Recent Patents and the TA.XTPlus: Oven-baked fries with deep fry taste; cosmetic gelling agent
Wondering how texture analysis can benefit your team?
This week’s featured patents are patents for oven-baked french fries that have a deep-fried taste and texture and a gelling agent for use in cosmetic compositions.
Patent for oven-baked french fries having deep-fried taste and texture
This patent describes an invention for creating oven-baked French fried potatoes that approximate the attributes and characteristics of deep fat fried French fries.
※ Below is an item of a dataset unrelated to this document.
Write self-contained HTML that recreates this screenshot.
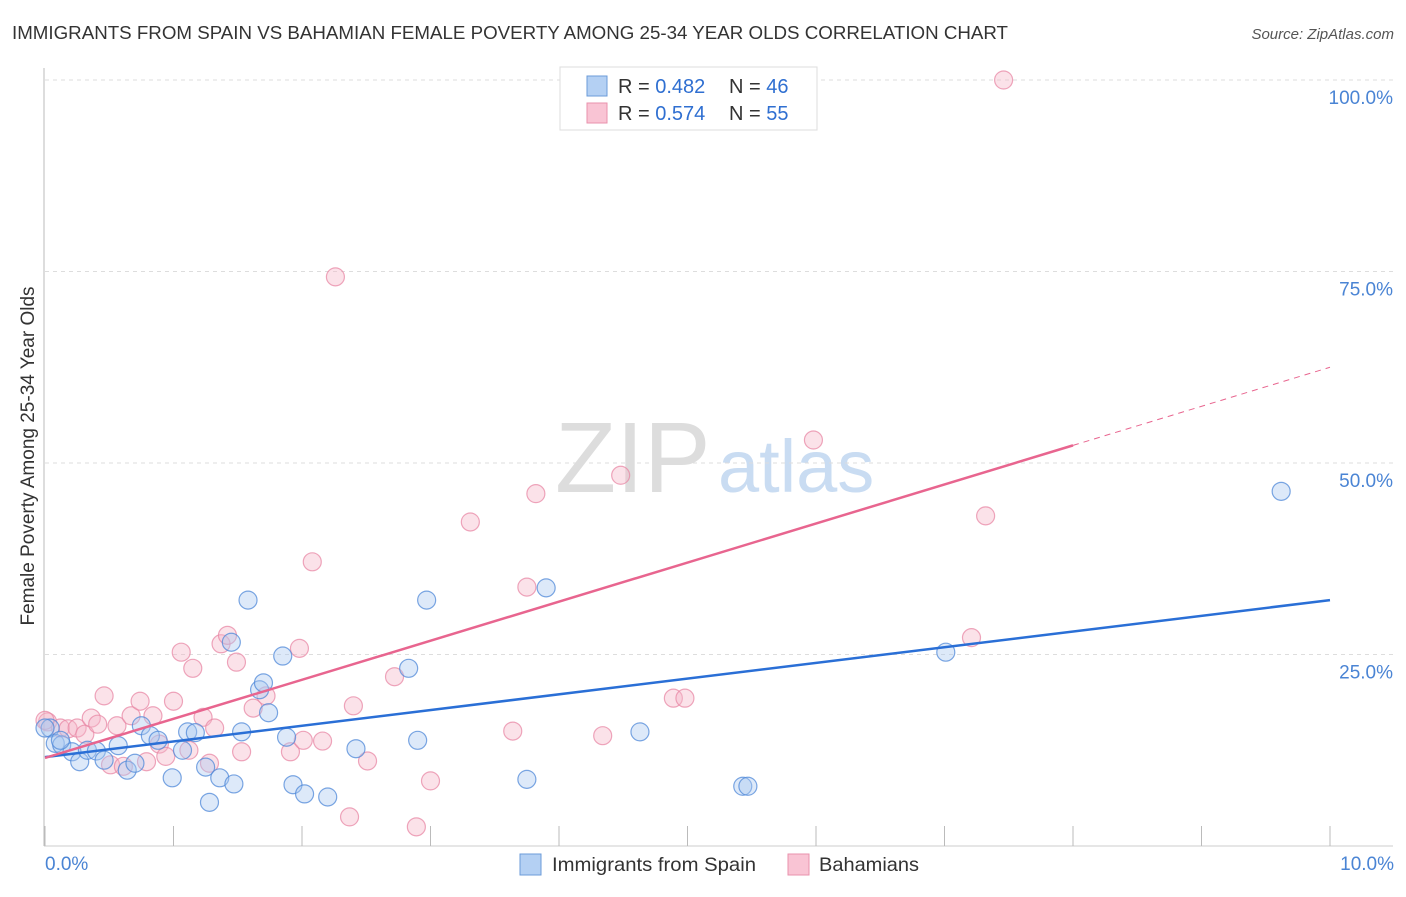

The applicant is claiming that these oven-finished French fries can be differentiated from commercial and prior-art oven fries because they possess a combination of attributes that renders them virtually indistinguishable from deep fried French fries.
The Texture Value of the finished French fries, which correlates with crispness of the fries, is measured with a TA.XT2 Texture Analyzer equipped with 25k load cell. The texture analyzer is configured with a rectangular, blunt steel plate probe (3.0 mm thickness, 70 mm width, 90 mm length). A “Compression Test” on a single French fry is run to generate a plot of Force (grams) vs. Time (sec), from which the Texture Value is obtained.
Patent for gelling agent for use in cosmetic compositions for long-wearing properties
This invention is a clear gel cosmetic composition comprising a bis-urea gelling agent and at least one oil in the production of antiperspirant/deodorant and lip products. The composition is highly wearable, transfer-resistant, and has excellent long wearing properties.
The TA.XT2i Texture Analyzer is used to measure stickiness of the gelling agent.